For both users of technology and suppliers, last week’s Budget was an elaborate ‘now you see it, now you don’t’ tease.
Since its election victory last May, the government has set up the Action 2000 campaign to tackle the millennium bug (see box), along with four working parties to look at finance, management and growth issues for high-tech businesses.
These groups were briefed to consider how taxation and financial policies could help these companies.
A couple of proposals leaked out of the Treasury working party on helping technology start-up companies before the Budget. One idea was to allow companies to sell their tax losses to shareholders, and another to introduce tax cuts on share options to help lure managers to new firms.
Proponents argued that allowing companies to sell their tax losses early in their lives, when research costs are highest but sales low, would put small high-tech companies on a similar footing to research wings within large companies, which can offset losses against profits in other divisions.
But, in the words of a Financial Times headline, these concessions to the high-tech sector were among the ‘dogs that didn’t bark’ during the chancellor’s tightly scripted 62-minute speech.

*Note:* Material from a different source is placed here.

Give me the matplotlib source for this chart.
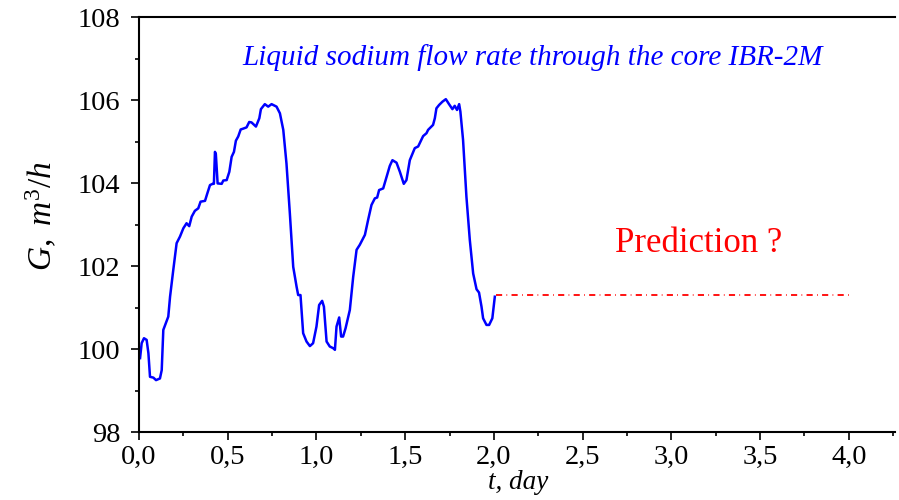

What Brown did announce was a #50m ‘university challenge’ venture capital fund to help turn scientific discoveries into commercial products and a 50% increase to #150,000 in the amount an individual can claim income tax relief on investments in company shares.
The unified Enterprise Investment Scheme coupled with the downward taper in capital gains tax rates for longer term investments would, the chancellor added, ‘do more to increase the quantity and quality of long-term investment.’
The substance of the government’s working-party approach to policy formulation landed on many desks as Brown sat down. Among the press releases and consultative documents was ‘Innovating for the Future: Investing in R&D’.
But observers looking for radical proposals and suggestions were disappointed.
Instead, the report summarised the current investment, accounting and taxation climate and posed a selection of questions.
The document makes it clear that changes in the tax regime may be considered, for example to change existing allowances or introduce a tax credit to encourage R&D, or change the rules governing the deduction of income tax from royalty payments.
Accountants with an interest in technology investment issues are invited to help the government decide whether the current accounting treatment of R&D discourages spending on innovation.
The report also asks whether the treatment of intangible assets in FRS10 is the best way to show technical ‘know-how’ in company reports and whether the current accounting treatment encourages managers to invest in innovative research.
Last year’s proposals from the Scots ICA on ‘Innovating Research and Development Accounting’ were one of the few constructive suggestions referred to in the report.
The institute called on the Accounting Standards Board last year to develop a new standard that would encourage companies to capitalise their R&D costs and allow them to amortise them over the period the business expects to benefit from the work done. FRS10 currently allows either capitalisation/amortisation or writing off R&D against revenue.
‘The ASB kept R&D out of FRS10, which means that if costs are written off against revenue, the annual accounts do not reflect what assets have been created,’ said Arthur Andersen technical partner Isobel Sharp, who chaired the Scots ICA working party.
She welcomed the government’s consultative document, but one of her reasons was because it would boost sales of the Scots ICA research paper.
2000: BITE THE BUG
Pre-Budget speculation focused on a change in tax regulations to allow consultancy and year 2000 remedial software work to be written off against tax.
The new regulations will be outlined in the April issue of Tax Bulletin.
The forthcoming changes to the treatment of millennium bug fixes will allow immediate write-offs of software and consultancy work against revenue and from 1 July, capital allowances for hardware will be raised to 50% from 25%.
Janet Adam, tax partner for BDO Stoy Hayward in Manchester, points out that with corporation tax rates reducing to 20%, and 30% from April 1999, the government is not being as generous as has been claimed.
‘If you spend #10,000 and claim revenue deductions on millennium costs and you are only getting 20% relief, it’s still going to cost you #8,000 in hard cash,’ she said.
Although the chancellor did announce an extra #100m would be allocated for computer and technology training, ‘not least to help prepare for the millennium’, Adam was ‘very surprised’ the chancellor made no formal year 2000 announcement.
‘Growing companies are going to have to invest a considerable amount.
They deserve some millennium strategy,’ she said.
Dennis Keeling, chief executive of the accountancy software developers’ trade association BASDA, also found grounds for disappointment last week.
‘Impact analysis by leading consultants has shown that the costs of economic and monetary union will be four times greater than the year 2000,’ warned Keeling.